Copy out the data below as written; omit any images.

Dataset excerpt:

___

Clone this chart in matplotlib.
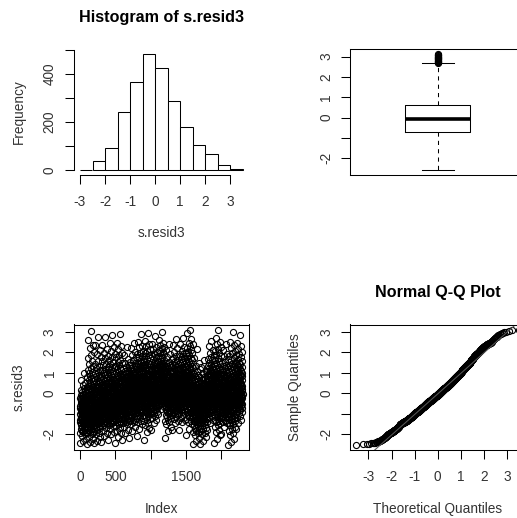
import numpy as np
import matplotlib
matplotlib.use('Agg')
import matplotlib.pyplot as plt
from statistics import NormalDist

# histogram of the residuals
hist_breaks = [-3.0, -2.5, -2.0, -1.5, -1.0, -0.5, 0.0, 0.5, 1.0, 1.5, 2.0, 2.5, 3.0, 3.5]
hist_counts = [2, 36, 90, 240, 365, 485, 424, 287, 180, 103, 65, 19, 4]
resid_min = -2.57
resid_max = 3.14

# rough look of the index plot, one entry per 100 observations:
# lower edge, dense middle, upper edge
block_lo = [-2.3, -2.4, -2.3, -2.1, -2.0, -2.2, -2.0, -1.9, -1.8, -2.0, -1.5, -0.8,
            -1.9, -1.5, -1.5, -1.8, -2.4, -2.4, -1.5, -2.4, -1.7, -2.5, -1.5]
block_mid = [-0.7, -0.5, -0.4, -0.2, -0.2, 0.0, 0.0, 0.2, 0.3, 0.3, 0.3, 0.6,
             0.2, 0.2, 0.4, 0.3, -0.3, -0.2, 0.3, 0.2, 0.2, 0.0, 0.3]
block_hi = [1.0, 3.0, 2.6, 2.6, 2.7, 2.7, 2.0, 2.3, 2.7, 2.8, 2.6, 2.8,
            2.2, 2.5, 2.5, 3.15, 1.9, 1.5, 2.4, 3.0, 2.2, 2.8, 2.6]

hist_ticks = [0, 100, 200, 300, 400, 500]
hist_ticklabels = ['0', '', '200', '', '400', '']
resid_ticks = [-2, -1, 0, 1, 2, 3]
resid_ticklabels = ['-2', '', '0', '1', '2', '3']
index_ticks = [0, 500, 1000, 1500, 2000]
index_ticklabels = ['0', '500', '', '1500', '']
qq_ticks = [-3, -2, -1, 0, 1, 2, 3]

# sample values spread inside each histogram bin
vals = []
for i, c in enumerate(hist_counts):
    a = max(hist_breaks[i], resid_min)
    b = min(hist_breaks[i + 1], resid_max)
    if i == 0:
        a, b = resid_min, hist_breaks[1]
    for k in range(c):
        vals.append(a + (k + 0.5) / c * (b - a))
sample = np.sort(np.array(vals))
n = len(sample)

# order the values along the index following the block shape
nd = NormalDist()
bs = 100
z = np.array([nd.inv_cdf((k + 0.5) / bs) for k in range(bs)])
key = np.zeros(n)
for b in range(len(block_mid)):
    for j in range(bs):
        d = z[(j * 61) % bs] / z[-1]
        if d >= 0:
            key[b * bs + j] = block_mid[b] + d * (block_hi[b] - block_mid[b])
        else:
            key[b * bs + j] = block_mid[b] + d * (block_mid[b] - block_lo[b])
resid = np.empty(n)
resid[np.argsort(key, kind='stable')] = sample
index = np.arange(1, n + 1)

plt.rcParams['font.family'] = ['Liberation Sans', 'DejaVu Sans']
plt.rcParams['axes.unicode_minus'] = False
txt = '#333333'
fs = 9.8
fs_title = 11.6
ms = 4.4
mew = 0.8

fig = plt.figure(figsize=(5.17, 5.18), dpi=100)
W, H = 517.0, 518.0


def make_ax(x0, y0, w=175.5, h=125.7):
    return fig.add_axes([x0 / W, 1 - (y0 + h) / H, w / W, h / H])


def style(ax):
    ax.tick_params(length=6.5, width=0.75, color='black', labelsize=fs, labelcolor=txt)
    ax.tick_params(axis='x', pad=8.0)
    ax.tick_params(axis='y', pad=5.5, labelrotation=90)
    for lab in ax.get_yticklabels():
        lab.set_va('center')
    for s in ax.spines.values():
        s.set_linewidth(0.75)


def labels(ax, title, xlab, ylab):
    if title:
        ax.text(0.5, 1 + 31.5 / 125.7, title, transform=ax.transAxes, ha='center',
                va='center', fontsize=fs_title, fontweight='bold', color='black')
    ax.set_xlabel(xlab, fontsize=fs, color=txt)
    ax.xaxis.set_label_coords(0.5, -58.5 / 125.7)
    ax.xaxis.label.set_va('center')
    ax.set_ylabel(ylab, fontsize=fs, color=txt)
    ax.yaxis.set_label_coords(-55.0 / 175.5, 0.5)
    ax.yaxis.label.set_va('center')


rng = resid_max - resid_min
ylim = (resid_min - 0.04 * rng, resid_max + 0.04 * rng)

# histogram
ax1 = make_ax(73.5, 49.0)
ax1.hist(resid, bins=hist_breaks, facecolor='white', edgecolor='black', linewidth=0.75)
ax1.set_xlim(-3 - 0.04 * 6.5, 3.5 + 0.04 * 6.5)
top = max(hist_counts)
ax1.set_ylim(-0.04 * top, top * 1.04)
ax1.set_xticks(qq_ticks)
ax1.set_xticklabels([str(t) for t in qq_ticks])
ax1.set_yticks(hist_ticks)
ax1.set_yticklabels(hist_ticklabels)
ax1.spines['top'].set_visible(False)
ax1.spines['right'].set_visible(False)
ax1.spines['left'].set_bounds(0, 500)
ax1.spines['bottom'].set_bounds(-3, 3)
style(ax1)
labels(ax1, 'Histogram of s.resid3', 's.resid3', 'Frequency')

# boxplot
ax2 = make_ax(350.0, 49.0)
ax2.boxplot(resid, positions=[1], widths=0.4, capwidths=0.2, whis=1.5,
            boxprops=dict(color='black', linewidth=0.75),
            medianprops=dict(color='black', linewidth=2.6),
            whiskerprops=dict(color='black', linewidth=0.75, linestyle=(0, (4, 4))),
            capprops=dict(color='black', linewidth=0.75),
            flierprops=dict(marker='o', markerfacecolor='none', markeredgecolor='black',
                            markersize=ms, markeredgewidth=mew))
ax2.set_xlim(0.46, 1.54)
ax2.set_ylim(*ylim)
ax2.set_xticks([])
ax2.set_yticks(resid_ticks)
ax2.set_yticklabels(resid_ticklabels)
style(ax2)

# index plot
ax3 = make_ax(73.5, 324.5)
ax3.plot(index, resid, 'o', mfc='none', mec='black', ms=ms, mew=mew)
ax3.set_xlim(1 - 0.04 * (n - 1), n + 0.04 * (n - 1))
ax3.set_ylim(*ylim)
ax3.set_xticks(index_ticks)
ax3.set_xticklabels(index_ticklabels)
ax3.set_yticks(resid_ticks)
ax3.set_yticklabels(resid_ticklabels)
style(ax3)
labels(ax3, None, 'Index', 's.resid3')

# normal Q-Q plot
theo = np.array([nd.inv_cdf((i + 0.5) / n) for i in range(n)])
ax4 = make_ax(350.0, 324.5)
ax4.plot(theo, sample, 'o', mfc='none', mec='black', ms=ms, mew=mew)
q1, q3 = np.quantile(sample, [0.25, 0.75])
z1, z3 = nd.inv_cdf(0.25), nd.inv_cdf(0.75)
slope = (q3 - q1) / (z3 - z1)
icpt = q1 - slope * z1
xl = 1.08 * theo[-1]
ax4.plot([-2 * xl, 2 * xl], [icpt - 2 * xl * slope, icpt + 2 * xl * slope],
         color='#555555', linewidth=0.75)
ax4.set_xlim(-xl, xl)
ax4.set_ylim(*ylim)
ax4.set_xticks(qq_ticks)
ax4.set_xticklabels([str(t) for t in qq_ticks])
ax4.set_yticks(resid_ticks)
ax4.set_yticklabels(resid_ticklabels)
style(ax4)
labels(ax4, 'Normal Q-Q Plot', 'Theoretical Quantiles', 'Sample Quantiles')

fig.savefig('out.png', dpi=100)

___

Answer for this exercise:
Clone this chart in matplotlib.
import numpy as np
import matplotlib
matplotlib.use('Agg')
import matplotlib.pyplot as plt
from statistics import NormalDist

# histogram of the residuals
hist_breaks = [-3.0, -2.5, -2.0, -1.5, -1.0, -0.5, 0.0, 0.5, 1.0, 1.5, 2.0, 2.5, 3.0, 3.5]
hist_counts = [2, 36, 90, 240, 365, 485, 424, 287, 180, 103, 65, 19, 4]
resid_min = -2.57
resid_max = 3.14

# rough look of the index plot, one entry per 100 observations:
# lower edge, dense middle, upper edge
block_lo = [-2.3, -2.4, -2.3, -2.1, -2.0, -2.2, -2.0, -1.9, -1.8, -2.0, -1.5, -0.8,
            -1.9, -1.5, -1.5, -1.8, -2.4, -2.4, -1.5, -2.4, -1.7, -2.5, -1.5]
block_mid = [-0.7, -0.5, -0.4, -0.2, -0.2, 0.0, 0.0, 0.2, 0.3, 0.3, 0.3, 0.6,
             0.2, 0.2, 0.4, 0.3, -0.3, -0.2, 0.3, 0.2, 0.2, 0.0, 0.3]
block_hi = [1.0, 3.0, 2.6, 2.6, 2.7, 2.7, 2.0, 2.3, 2.7, 2.8, 2.6, 2.8,
            2.2, 2.5, 2.5, 3.15, 1.9, 1.5, 2.4, 3.0, 2.2, 2.8, 2.6]

hist_ticks = [0, 100, 200, 300, 400, 500]
hist_ticklabels = ['0', '', '200', '', '400', '']
resid_ticks = [-2, -1, 0, 1, 2, 3]
resid_ticklabels = ['-2', '', '0', '1', '2', '3']
index_ticks = [0, 500, 1000, 1500, 2000]
index_ticklabels = ['0', '500', '', '1500', '']
qq_ticks = [-3, -2, -1, 0, 1, 2, 3]

# sample values spread inside each histogram bin
vals = []
for i, c in enumerate(hist_counts):
    a = max(hist_breaks[i], resid_min)
    b = min(hist_breaks[i + 1], resid_max)
    if i == 0:
        a, b = resid_min, hist_breaks[1]
    for k in range(c):
        vals.append(a + (k + 0.5) / c * (b - a))
sample = np.sort(np.array(vals))
n = len(sample)

# order the values along the index following the block shape
nd = NormalDist()
bs = 100
z = np.array([nd.inv_cdf((k + 0.5) / bs) for k in range(bs)])
key = np.zeros(n)
for b in range(len(block_mid)):
    for j in range(bs):
        d = z[(j * 61) % bs] / z[-1]
        if d >= 0:
            key[b * bs + j] = block_mid[b] + d * (block_hi[b] - block_mid[b])
        else:
            key[b * bs + j] = block_mid[b] + d * (block_mid[b] - block_lo[b])
resid = np.empty(n)
resid[np.argsort(key, kind='stable')] = sample
index = np.arange(1, n + 1)

plt.rcParams['font.family'] = ['Liberation Sans', 'DejaVu Sans']
plt.rcParams['axes.unicode_minus'] = False
txt = '#333333'
fs = 9.8
fs_title = 11.6
ms = 4.4
mew = 0.8

fig = plt.figure(figsize=(5.17, 5.18), dpi=100)
W, H = 517.0, 518.0


def make_ax(x0, y0, w=175.5, h=125.7):
    return fig.add_axes([x0 / W, 1 - (y0 + h) / H, w / W, h / H])


def style(ax):
    ax.tick_params(length=6.5, width=0.75, color='black', labelsize=fs, labelcolor=txt)
    ax.tick_params(axis='x', pad=8.0)
    ax.tick_params(axis='y', pad=5.5, labelrotation=90)
    for lab in ax.get_yticklabels():
        lab.set_va('center')
    for s in ax.spines.values():
        s.set_linewidth(0.75)


def labels(ax, title, xlab, ylab):
    if title:
        ax.text(0.5, 1 + 31.5 / 125.7, title, transform=ax.transAxes, ha='center',
                va='center', fontsize=fs_title, fontweight='bold', color='black')
    ax.set_xlabel(xlab, fontsize=fs, color=txt)
    ax.xaxis.set_label_coords(0.5, -58.5 / 125.7)
    ax.xaxis.label.set_va('center')
    ax.set_ylabel(ylab, fontsize=fs, color=txt)
    ax.yaxis.set_label_coords(-55.0 / 175.5, 0.5)
    ax.yaxis.label.set_va('center')


rng = resid_max - resid_min
ylim = (resid_min - 0.04 * rng, resid_max + 0.04 * rng)

# histogram
ax1 = make_ax(73.5, 49.0)
ax1.hist(resid, bins=hist_breaks, facecolor='white', edgecolor='black', linewidth=0.75)
ax1.set_xlim(-3 - 0.04 * 6.5, 3.5 + 0.04 * 6.5)
top = max(hist_counts)
ax1.set_ylim(-0.04 * top, top * 1.04)
ax1.set_xticks(qq_ticks)
ax1.set_xticklabels([str(t) for t in qq_ticks])
ax1.set_yticks(hist_ticks)
ax1.set_yticklabels(hist_ticklabels)
ax1.spines['top'].set_visible(False)
ax1.spines['right'].set_visible(False)
ax1.spines['left'].set_bounds(0, 500)
ax1.spines['bottom'].set_bounds(-3, 3)
style(ax1)
labels(ax1, 'Histogram of s.resid3', 's.resid3', 'Frequency')

# boxplot
ax2 = make_ax(350.0, 49.0)
ax2.boxplot(resid, positions=[1], widths=0.4, capwidths=0.2, whis=1.5,
            boxprops=dict(color='black', linewidth=0.75),
            medianprops=dict(color='black', linewidth=2.6),
            whiskerprops=dict(color='black', linewidth=0.75, linestyle=(0, (4, 4))),
            capprops=dict(color='black', linewidth=0.75),
            flierprops=dict(marker='o', markerfacecolor='none', markeredgecolor='black',
                            markersize=ms, markeredgewidth=mew))
ax2.set_xlim(0.46, 1.54)
ax2.set_ylim(*ylim)
ax2.set_xticks([])
ax2.set_yticks(resid_ticks)
ax2.set_yticklabels(resid_ticklabels)
style(ax2)

# index plot
ax3 = make_ax(73.5, 324.5)
ax3.plot(index, resid, 'o', mfc='none', mec='black', ms=ms, mew=mew)
ax3.set_xlim(1 - 0.04 * (n - 1), n + 0.04 * (n - 1))
ax3.set_ylim(*ylim)
ax3.set_xticks(index_ticks)
ax3.set_xticklabels(index_ticklabels)
ax3.set_yticks(resid_ticks)
ax3.set_yticklabels(resid_ticklabels)
style(ax3)
labels(ax3, None, 'Index', 's.resid3')

# normal Q-Q plot
theo = np.array([nd.inv_cdf((i + 0.5) / n) for i in range(n)])
ax4 = make_ax(350.0, 324.5)
ax4.plot(theo, sample, 'o', mfc='none', mec='black', ms=ms, mew=mew)
q1, q3 = np.quantile(sample, [0.25, 0.75])
z1, z3 = nd.inv_cdf(0.25), nd.inv_cdf(0.75)
slope = (q3 - q1) / (z3 - z1)
icpt = q1 - slope * z1
xl = 1.08 * theo[-1]
ax4.plot([-2 * xl, 2 * xl], [icpt - 2 * xl * slope, icpt + 2 * xl * slope],
         color='#555555', linewidth=0.75)
ax4.set_xlim(-xl, xl)
ax4.set_ylim(*ylim)
ax4.set_xticks(qq_ticks)
ax4.set_xticklabels([str(t) for t in qq_ticks])
ax4.set_yticks(resid_ticks)
ax4.set_yticklabels(resid_ticklabels)
style(ax4)
labels(ax4, 'Normal Q-Q Plot', 'Theoretical Quantiles', 'Sample Quantiles')

fig.savefig('out.png', dpi=100)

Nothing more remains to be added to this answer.